Concerns grow over impacts on global semiconductor supply chains and corporate competitiveness
Category: Business
As the sun rose over Seoul on April 17, 2026, members of the Samsung Group's union gathered in front of the company’s headquarters to announce their official recognition as a majority union. This moment marked a new chapter in labor relations for one of the world’s largest technology firms, and it came with a warning: a total strike was on the horizon.
With tensions simmering, the core question arises: how will the impending strike affect Samsung Electronics and the broader semiconductor market?
The Samsung Electronics union, known as the 초기업노동조합 (Super Enterprise Labor Union), has threatened a total strike beginning May 21, 2026, extending until June 7. This decision comes after months of negotiations over profit-sharing bonuses, which have been contentious. The union demands a bonus equivalent to 15% of operating profits, amounting to approximately 40 trillion won. Critics argue that this demand is excessive, especially in light of the company's recent financial performance.
On April 21, 2026, a civil society group, the 서민민생대책위원회 (People's Livelihood Countermeasure Committee), filed complaints against union leaders for alleged obstruction of business and intimidation. They highlighted that the proposed strike could lead to daily losses of around 1 trillion won, totaling between 20 trillion to 30 trillion won if the strike proceeds as planned. This situation is exacerbated by the geopolitical tensions surrounding the semiconductor industry, particularly with rising demands for AI-related technology.
The implications of a strike at Samsung Electronics extend far beyond its corporate walls. Samsung is a key player in the global semiconductor market, particularly in memory chips like D램 (DRAM) and 낸드 (NAND). A disruption in production could lead to a ripple effect, impacting supply chains for major industries relying on these components, such as automotive, computing, and consumer electronics.
According to Kim Dong-won, head of research at KB Securities, the potential strike could tighten the global supply of DRAM by 3-4% and NAND by 2-3%. He stated, "This strike issue will act as a key variable that exacerbates supply shortages in a tight memory supply environment, which will increase price pressures." This sentiment is echoed by various analysts who view the union's actions as a double-edged sword—potentially driving prices up due to reduced supply, but also risking long-term relationships with clients.
As the union prepares for the strike, the atmosphere is charged with uncertainty. On April 23, 2026, Samsung’s stock reached 227,000 won, marking a 4.37% increase from the previous trading day. The rise can be attributed to improved investor sentiment following a rally in U.S. tech stocks and easing geopolitical tensions, particularly after U.S. President Donald Trump suggested the possibility of extending a ceasefire with Iran.
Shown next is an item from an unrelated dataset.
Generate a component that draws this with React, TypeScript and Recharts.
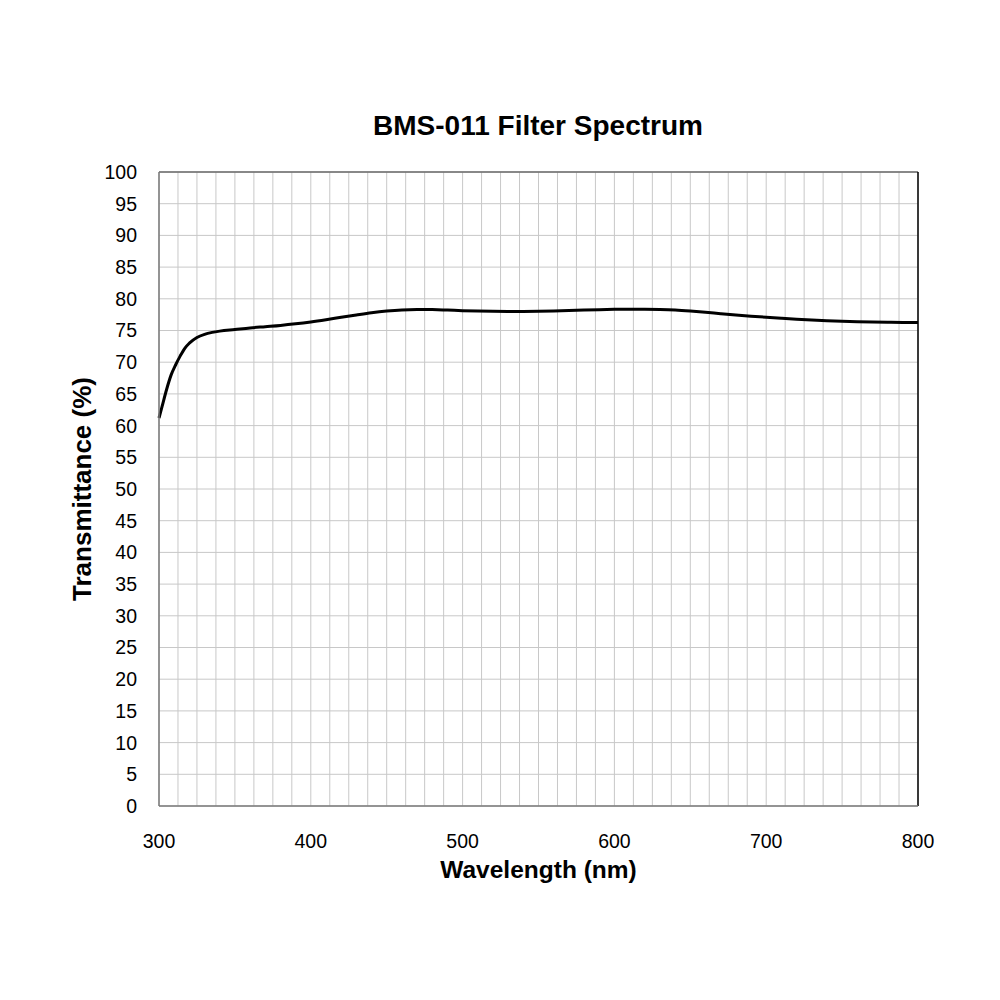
import { CartesianGrid, Label, Line, LineChart, ReferenceLine, XAxis, YAxis } from "recharts";

const wavelengths = [
  300, 302, 305, 308, 311, 314, 317, 320, 325, 330, 335, 340, 350, 360, 370, 380, 390, 400, 410, 420, 430, 440, 450,
  460, 470, 480, 490, 500, 510, 520, 530, 540, 550, 560, 570, 580, 590, 600, 610, 620, 630, 640, 650, 660, 670, 680,
  690, 700, 710, 720, 730, 740, 750, 760, 770, 780, 790, 800,
];

const transmittance = [
  61.2, 63.0, 65.7, 68.0, 69.6, 71.0, 72.2, 73.0, 73.9, 74.4, 74.7, 74.9, 75.15, 75.4, 75.6, 75.8, 76.05, 76.35, 76.7,
  77.08, 77.45, 77.8, 78.07, 78.25, 78.32, 78.3, 78.22, 78.13, 78.06, 78.02, 78.0, 78.0, 78.02, 78.07, 78.14, 78.22,
  78.29, 78.34, 78.37, 78.37, 78.33, 78.24, 78.08, 77.88, 77.66, 77.45, 77.26, 77.09, 76.93, 76.78, 76.65, 76.54,
  76.45, 76.38, 76.33, 76.3, 76.28, 76.28,
];

// grid every 12.5 nm, labels only on the hundreds
const xTicks = Array.from({ length: 41 }, (_, i) => 300 + i * 12.5);
const xLabels = [300, 400, 500, 600, 700, 800];
const yTicks = [0, 5, 10, 15, 20, 25, 30, 35, 40, 45, 50, 55, 60, 65, 70, 75, 80, 85, 90, 95, 100];

const FONT = '"Liberation Sans", Arial, sans-serif';

const rows = wavelengths.map((w, i) => ({ w, t: transmittance[i] }));

export default function App() {
  return (
    <div style={{ position: "absolute", left: 0, top: 0, width: 1000, height: 1000, background: "#fff", fontFamily: FONT }}>
      <LineChart width={1000} height={1000} data={rows} margin={{ top: 172, right: 82, bottom: 122, left: 60 }}>
        <CartesianGrid stroke="#c8c8c8" strokeWidth={1} />
        <XAxis
          dataKey="w"
          type="number"
          domain={[300, 800]}
          ticks={xTicks}
          interval={0}
          height={72}
          tickLine={false}
          tickSize={0}
          tickMargin={28}
          axisLine={{ stroke: "#7a7a7a", strokeWidth: 1.5 }}
          tick={{ fill: "#000", fontSize: 19.5, fontFamily: FONT }}
          tickFormatter={(v: number) => (xLabels.includes(v) ? String(v) : "")}
        >
          <Label
            value="Wavelength (nm)"
            position="insideBottom"
            offset={0}
            style={{ fill: "#000", fontSize: 24.5, fontWeight: 700, fontFamily: FONT }}
          />
        </XAxis>
        <YAxis
          type="number"
          domain={[0, 100]}
          ticks={yTicks}
          interval={0}
          width={99}
          tickLine={false}
          tickSize={0}
          tickMargin={22}
          axisLine={{ stroke: "#7a7a7a", strokeWidth: 1.5 }}
          tick={{ fill: "#000", fontSize: 19.5, fontFamily: FONT }}
        >
          <Label
            value="Transmittance (%)"
            angle={-90}
            position="insideLeft"
            offset={22}
            style={{ fill: "#000", fontSize: 26, fontWeight: 700, fontFamily: FONT, textAnchor: "middle" }}
          />
        </YAxis>
        <ReferenceLine y={100} stroke="#6a6a6a" strokeWidth={1.5} />
        <ReferenceLine x={800} stroke="#000" strokeWidth={1.5} />
        <Line
          dataKey="t"
          type="monotone"
          stroke="#000"
          strokeWidth={3}
          dot={false}
          activeDot={false}
          isAnimationActive={false}
        />
      </LineChart>
      <svg width={1000} height={1000} style={{ position: "absolute", left: 0, top: 0, pointerEvents: "none" }}>
        <text x={538} y={135} textAnchor="middle" style={{ fontFamily: FONT, fontSize: 28, fontWeight: 700, fill: "#000" }}>
          BMS-011 Filter Spectrum
        </text>
      </svg>
    </div>
  );
}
This surge in stock value, coupled with strong earnings from competitors like SK Hynix—reporting an operating profit of 37.61 trillion won and an operating margin of 71.5%—has bolstered optimism in the semiconductor sector. Yet, analysts warn that the union's strike could quickly reverse these gains. "If the strike happens, the estimated losses could be devastating," noted Choi Seung-ho, the union leader, during a press conference on April 17.
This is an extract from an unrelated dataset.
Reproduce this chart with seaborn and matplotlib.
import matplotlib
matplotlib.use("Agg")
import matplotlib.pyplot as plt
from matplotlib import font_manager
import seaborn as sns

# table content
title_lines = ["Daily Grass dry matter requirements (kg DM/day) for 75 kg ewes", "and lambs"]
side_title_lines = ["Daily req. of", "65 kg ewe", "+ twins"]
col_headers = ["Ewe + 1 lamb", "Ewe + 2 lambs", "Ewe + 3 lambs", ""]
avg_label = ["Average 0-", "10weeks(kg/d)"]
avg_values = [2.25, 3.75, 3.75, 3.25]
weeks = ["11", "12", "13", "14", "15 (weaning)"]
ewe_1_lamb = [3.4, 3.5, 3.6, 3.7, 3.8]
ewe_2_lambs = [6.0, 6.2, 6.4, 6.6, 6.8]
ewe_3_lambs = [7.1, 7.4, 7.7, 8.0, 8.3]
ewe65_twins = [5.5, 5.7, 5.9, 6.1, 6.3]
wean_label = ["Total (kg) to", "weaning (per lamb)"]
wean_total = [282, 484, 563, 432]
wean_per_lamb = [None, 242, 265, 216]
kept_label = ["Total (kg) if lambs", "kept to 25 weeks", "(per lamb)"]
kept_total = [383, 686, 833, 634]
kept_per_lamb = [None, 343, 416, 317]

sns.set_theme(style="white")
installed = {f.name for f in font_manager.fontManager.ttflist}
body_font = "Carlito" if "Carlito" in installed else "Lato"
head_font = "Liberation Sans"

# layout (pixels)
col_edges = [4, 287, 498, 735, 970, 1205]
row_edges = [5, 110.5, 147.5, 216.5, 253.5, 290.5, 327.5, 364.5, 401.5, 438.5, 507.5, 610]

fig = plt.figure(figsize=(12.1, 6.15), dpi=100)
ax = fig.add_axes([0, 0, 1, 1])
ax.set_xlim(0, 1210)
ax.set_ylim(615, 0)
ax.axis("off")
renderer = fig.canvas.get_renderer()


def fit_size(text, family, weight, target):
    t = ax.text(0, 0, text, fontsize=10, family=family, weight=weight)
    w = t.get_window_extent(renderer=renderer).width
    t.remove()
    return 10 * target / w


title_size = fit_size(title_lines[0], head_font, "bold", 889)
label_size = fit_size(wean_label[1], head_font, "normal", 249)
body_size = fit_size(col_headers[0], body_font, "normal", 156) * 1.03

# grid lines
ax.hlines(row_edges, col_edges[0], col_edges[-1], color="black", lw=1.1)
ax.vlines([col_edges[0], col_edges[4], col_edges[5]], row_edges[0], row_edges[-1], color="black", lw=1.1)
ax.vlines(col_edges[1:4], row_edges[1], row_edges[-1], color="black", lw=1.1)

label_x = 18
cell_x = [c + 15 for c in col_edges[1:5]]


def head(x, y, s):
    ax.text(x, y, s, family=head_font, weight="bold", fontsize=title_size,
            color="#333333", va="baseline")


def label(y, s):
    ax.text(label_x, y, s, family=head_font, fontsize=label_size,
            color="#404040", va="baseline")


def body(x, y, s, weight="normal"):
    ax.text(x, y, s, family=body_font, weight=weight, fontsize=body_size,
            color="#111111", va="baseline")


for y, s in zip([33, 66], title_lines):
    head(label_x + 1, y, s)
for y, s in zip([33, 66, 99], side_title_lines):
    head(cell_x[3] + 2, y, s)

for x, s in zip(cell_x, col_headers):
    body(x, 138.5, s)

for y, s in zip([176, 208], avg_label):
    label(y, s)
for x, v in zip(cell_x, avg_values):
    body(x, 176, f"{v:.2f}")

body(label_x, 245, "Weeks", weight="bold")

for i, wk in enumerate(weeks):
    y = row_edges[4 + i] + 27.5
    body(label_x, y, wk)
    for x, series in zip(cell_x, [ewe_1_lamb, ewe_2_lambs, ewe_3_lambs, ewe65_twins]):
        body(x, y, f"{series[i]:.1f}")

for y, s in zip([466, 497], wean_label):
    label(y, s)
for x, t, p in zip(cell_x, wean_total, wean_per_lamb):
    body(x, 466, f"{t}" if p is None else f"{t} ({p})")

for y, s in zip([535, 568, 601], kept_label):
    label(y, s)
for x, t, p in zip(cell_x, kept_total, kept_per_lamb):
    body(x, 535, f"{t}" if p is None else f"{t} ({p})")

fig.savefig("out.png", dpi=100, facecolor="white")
The upcoming strike poses a complex challenge for Samsung Electronics. As the union plans a rally on April 23 at the Pyeongtaek plant, where 30,000 to 40,000 members are expected to attend, the stakes are high. The union's leadership remains resolute, emphasizing the need for fair compensation and job security in the face of a rapidly changing technological environment.
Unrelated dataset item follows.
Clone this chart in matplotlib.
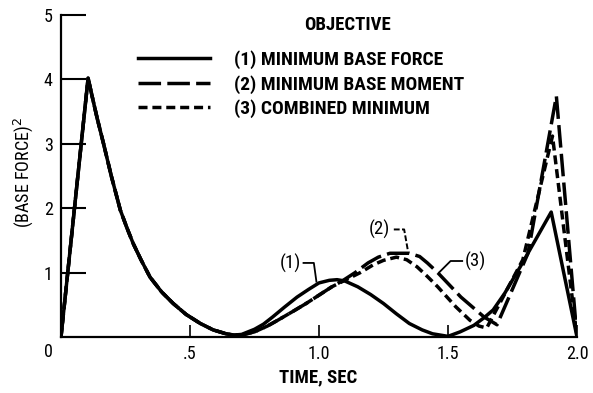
import numpy as np
import matplotlib
matplotlib.use("Agg")
from matplotlib import pyplot as plt
from matplotlib import font_manager as fm

# pick a narrow lettering face if the system has one
installed = {f.name for f in fm.fontManager.ttflist}
narrow = [n for n in ("Liberation Sans Narrow", "DejaVu Sans Condensed",
                      "Roboto Condensed", "Open Sans Condensed") if n in installed]
if narrow:
    plt.rcParams['font.family'] = [narrow[0], 'DejaVu Sans']
    fs = 13.5
else:
    plt.rcParams['font.family'] = ['DejaVu Sans']
    fs = 11

# (base force)^2 time histories for the three optimisation objectives
t_force = [0.0, 0.105, 0.12, 0.14, 0.165, 0.195, 0.23, 0.255, 0.28, 0.31, 0.345, 0.39,
           0.435, 0.485, 0.54, 0.59, 0.64, 0.67, 0.70, 0.75, 0.785, 0.82, 0.865, 0.915,
           0.96, 1.0, 1.04, 1.07, 1.10, 1.15, 1.2, 1.25, 1.30, 1.35, 1.40, 1.44, 1.5,
           1.547, 1.60, 1.64, 1.675, 1.72, 1.78, 1.845, 1.90, 2.0]
y_force = [0.0, 4.02, 3.75, 3.4, 3.0, 2.5, 1.97, 1.7, 1.45, 1.2, 0.93, 0.7,
           0.52, 0.35, 0.21, 0.11, 0.05, 0.03, 0.04, 0.12, 0.2, 0.31, 0.46, 0.62,
           0.74, 0.84, 0.88, 0.89, 0.87, 0.78, 0.66, 0.52, 0.36, 0.21, 0.11, 0.05, 0.01,
           0.08, 0.18, 0.3, 0.42, 0.68, 1.09, 1.55, 1.94, 0.0]

t_moment = [0.0, 0.105, 0.12, 0.14, 0.165, 0.195, 0.23, 0.255, 0.28, 0.31, 0.345, 0.39,
            0.435, 0.485, 0.54, 0.59, 0.64, 0.67, 0.70, 0.75, 0.80, 0.84, 0.90, 0.95,
            1.0, 1.05, 1.09, 1.14, 1.19, 1.23, 1.275, 1.35, 1.39, 1.42, 1.46, 1.55,
            1.64, 1.69, 1.81, 1.92, 2.0]
y_moment = [0.0, 4.02, 3.75, 3.4, 3.0, 2.5, 1.97, 1.7, 1.45, 1.2, 0.93, 0.7,
            0.52, 0.35, 0.21, 0.11, 0.05, 0.03, 0.03, 0.08, 0.17, 0.26, 0.40, 0.52,
            0.65, 0.78, 0.87, 1.0, 1.15, 1.24, 1.30, 1.30, 1.25, 1.15, 1.0, 0.62,
            0.31, 0.19, 1.3, 3.74, 0.0]

t_comb = [0.0, 0.105, 0.12, 0.14, 0.165, 0.195, 0.23, 0.255, 0.28, 0.31, 0.345, 0.39,
          0.435, 0.485, 0.54, 0.59, 0.64, 0.67, 0.70, 0.75, 0.80, 0.84, 0.90, 0.95,
          1.0, 1.05, 1.09, 1.16, 1.21, 1.25, 1.30, 1.34, 1.38, 1.42, 1.46, 1.53,
          1.585, 1.62, 1.65, 1.79, 1.905, 2.0]
y_comb = [0.0, 4.02, 3.75, 3.4, 3.0, 2.5, 1.97, 1.7, 1.45, 1.2, 0.93, 0.7,
          0.52, 0.35, 0.21, 0.11, 0.05, 0.03, 0.03, 0.08, 0.17, 0.26, 0.40, 0.52,
          0.65, 0.78, 0.86, 1.0, 1.12, 1.19, 1.24, 1.2, 1.09, 0.94, 0.78, 0.47,
          0.26, 0.17, 0.14, 1.2, 3.12, 0.0]

labels = ["(1) MINIMUM BASE FORCE", "(2) MINIMUM BASE MOMENT", "(3) COMBINED MINIMUM"]
x_ticks = [0.5, 1.0, 1.5, 2.0]
x_ticklabels = [".5", "1.0", "1.5", "2.0"]
y_ticks = [1, 2, 3, 4, 5]

fig = plt.figure(figsize=(5.93, 3.93), dpi=100)
ax = fig.add_axes([61 / 593, 1 - 337 / 393, 516 / 593, 322 / 393])

lw = 2.5
ax.plot(t_force, y_force, color="black", lw=lw, solid_joinstyle="round", label=labels[0])
ax.plot(t_moment, y_moment, color="black", lw=lw, dashes=(6.5, 1.8), label=labels[1])
ax.plot(t_comb, y_comb, color="black", lw=lw, dashes=(2.6, 1.4), label=labels[2])

ax.set_xlim(0, 2.0)
ax.set_ylim(0, 5)
for side in ("top", "right"):
    ax.spines[side].set_visible(False)
for side in ("left", "bottom"):
    ax.spines[side].set_linewidth(1.6)

ax.set_xticks(x_ticks)
ax.set_xticklabels(x_ticklabels)
ax.set_yticks(y_ticks)
ax.tick_params(axis="y", direction="in", length=18, width=1.5, pad=6, labelsize=fs - 0.5)
ax.tick_params(axis="x", direction="in", length=8.5, width=1.2, pad=6, labelsize=fs - 0.5)
ax.annotate("0", xy=(0, 0), xytext=(-9, -11), textcoords="offset points",
            ha="center", va="center", fontsize=fs - 0.5)

ax.set_xlabel("TIME, SEC", fontsize=fs, fontweight="bold")
ax.xaxis.set_label_coords(0.498, -0.096)
ax.set_ylabel("(BASE FORCE)$^2$", fontsize=fs - 0.5)
ax.yaxis.set_label_coords(-0.05, 0.51)

ax.text(1.11, 4.84, "OBJECTIVE", fontsize=fs, fontweight="bold", ha="center", va="center")
ax.legend(loc="upper left", bbox_to_anchor=(0.115, 0.945), frameon=False,
          handlelength=3.7, handletextpad=1.25, labelspacing=0.3,
          prop={"weight": "bold", "size": fs + 0.5})

# leader lines tying labels to curves
ax.text(0.89, 1.15, "(1)", fontsize=fs, ha="center", va="center")
ax.plot([0.94, 0.98, 0.99], [1.15, 1.15, 0.86], color="black", lw=1.3)
ax.text(1.235, 1.67, "(2)", fontsize=fs, ha="center", va="center")
ax.plot([1.29, 1.33, 1.345], [1.67, 1.67, 1.33], color="black", lw=1.4, dashes=(3, 1.2))
ax.text(1.605, 1.18, "(3)", fontsize=fs, ha="center", va="center")
ax.plot([1.555, 1.51, 1.465], [1.18, 1.18, 1.0], color="black", lw=1.3)

fig.savefig("out.png", dpi=100)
International media outlets, including Bloomberg and Reuters, have expressed concerns that the strike could exacerbate existing vulnerabilities in the semiconductor supply chain at a time when competition for AI dominance is intensifying. They highlight that the militant union culture in South Korea may hinder Samsung's ability to maintain its competitive edge against rivals like TSMC, which benefit from more stable labor relations.
The takeaway: The potential strike at Samsung Electronics could have consequences for the global semiconductor supply chain and the company's market position. As labor tensions rise, the balance between employee demands and corporate stability hangs in the balance, with the outcome likely affecting not just Samsung but the entire technology sector.